Independent films can earn too!
There is an unhealthy trend in our country. Art films and certain out of the box content will mostly not do well at the box office. Infact, sometimes there aren’t even producers to fund these kind of films. That’s when, people tend to make it independently out of passion for cinema. But, this isn’t commercially viable at all. Due to this, many people refrain themselves from taking such content to producers too and choose the commercial track. This time has changed for better now for sure. Let me tell you how.
An independent filmmaker knowing its commercial viability certainly targets only the awards. For this, one or two screenings may take place. Sexy Durga (2017) is an example. We got to realize that there are platforms that buy these films. All it takes is an approach. These platforms are thirsty for content like never before now. Sila Samayangalil (2018) and Lust stories (2018) are both films that have been bought by Netflix India. There are many such players that we are all familiar with. Hence, if one has a story to tell no matter how unconventional it is, the commercial viability is taken care of right now!
The target audience is set on its own!
Also, there’s a reason why making these films on the digital platform is better. The target audience here is readily defined and is quite easy to reach them. Imagine Sila Samayangalil being released in Theatres. It will definitely backfire as the audience is quite heterogeneous. But, when it is released on Netflix, we have a pre defined audience that are exposed to such content and at the same time that are on the search for contents like this on the internet. Doesn’t it make a fair deal? We obviously don’t have the B & C centres on these platforms.
There is a con too!
There’s a knack of producing digital content too. One might have to consider certain aspects of these platforms as well. The consumers on the internet are never devoid of content right now. It’s pretty much only a click away. People watch digital content on their mobiles & tablets. They might watch it in bus or a train. They watch it during their daily travel from their homes to offices in cabs. Hence, there’s a very odd bet of 50% chance that they might watch a certain content fully. Hence, in a pool of so much content, if at all they click upon one such content, it has to provide him/her what he/she expects of it. If it doesn’t, he/she will just come out of it at the fingertip. It isn’t like a theatre where once they are in, they have to watch it fully. Here, they are the controllers! So, one has to engage the consumer throughout the series or the film.
Every content can’t become digital!
This is where Lust stories (2018) succeeded. If any one of the 4 episodes had failed in engaging us, we would’ve closed it. In terms of making, each of these episodes had something in it for us. Though very simple in its budget and look, there was some kind of a magic and uniqueness in each of the episodes. I could owe it to the 4th wall break in the first episode.Or I could owe it to the final frame of the second episode. The film talked about something that we all know about or even heard of or even been a part of. But, some might not want to watch it on theatres due to certain restrictions. This is why it was made as a digital content.
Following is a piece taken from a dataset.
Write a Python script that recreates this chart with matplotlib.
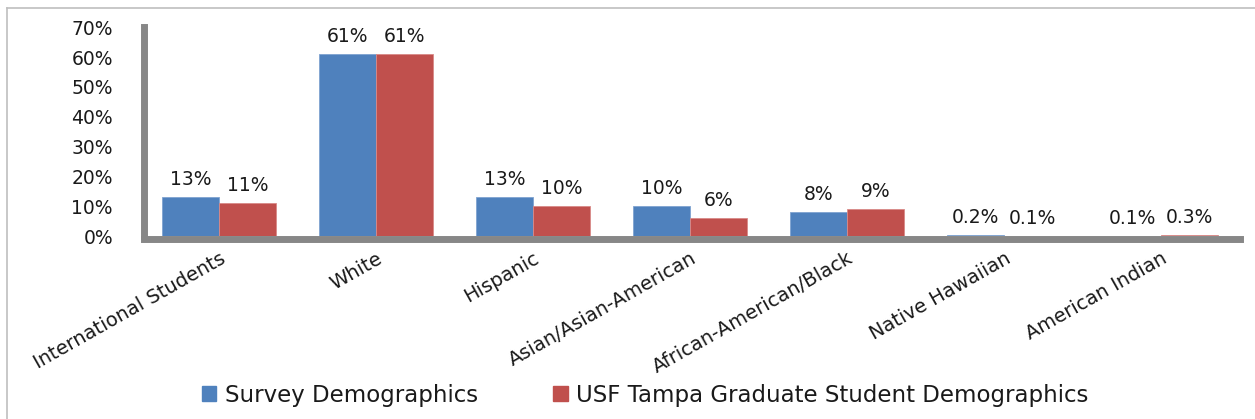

Take Sila Samayangalil (2018) too. It also talked about a sensitive topic in a different way. Though this topic had been dealt in many films, there was a different perspective to it. We were educated by it and were in awe of it at the same time. I don’t think the filmmaker preached in it. Due to this different approach, it has been made as a digital content. This approach will not be accepted in theatres. These are some of the examples on deciding whether a content has to be made into a digital content or that of a feature film. A digital content has to offer an experience to the viewer no matter what.
There’s another benefit on digital content. When one makes films for theatres, one might have to consider detailing to the core. Very minute mistakes appear bigger on the theatre screens. These include the production design glitches, VFX glitches and many more. When viewed on a comparatively smaller screen, these don’t become visible to the eyes. On the whole, if one has a story to tell, an experience to offer for the viewer, no matter how small the target audience is, it is commercially viable at this point of time.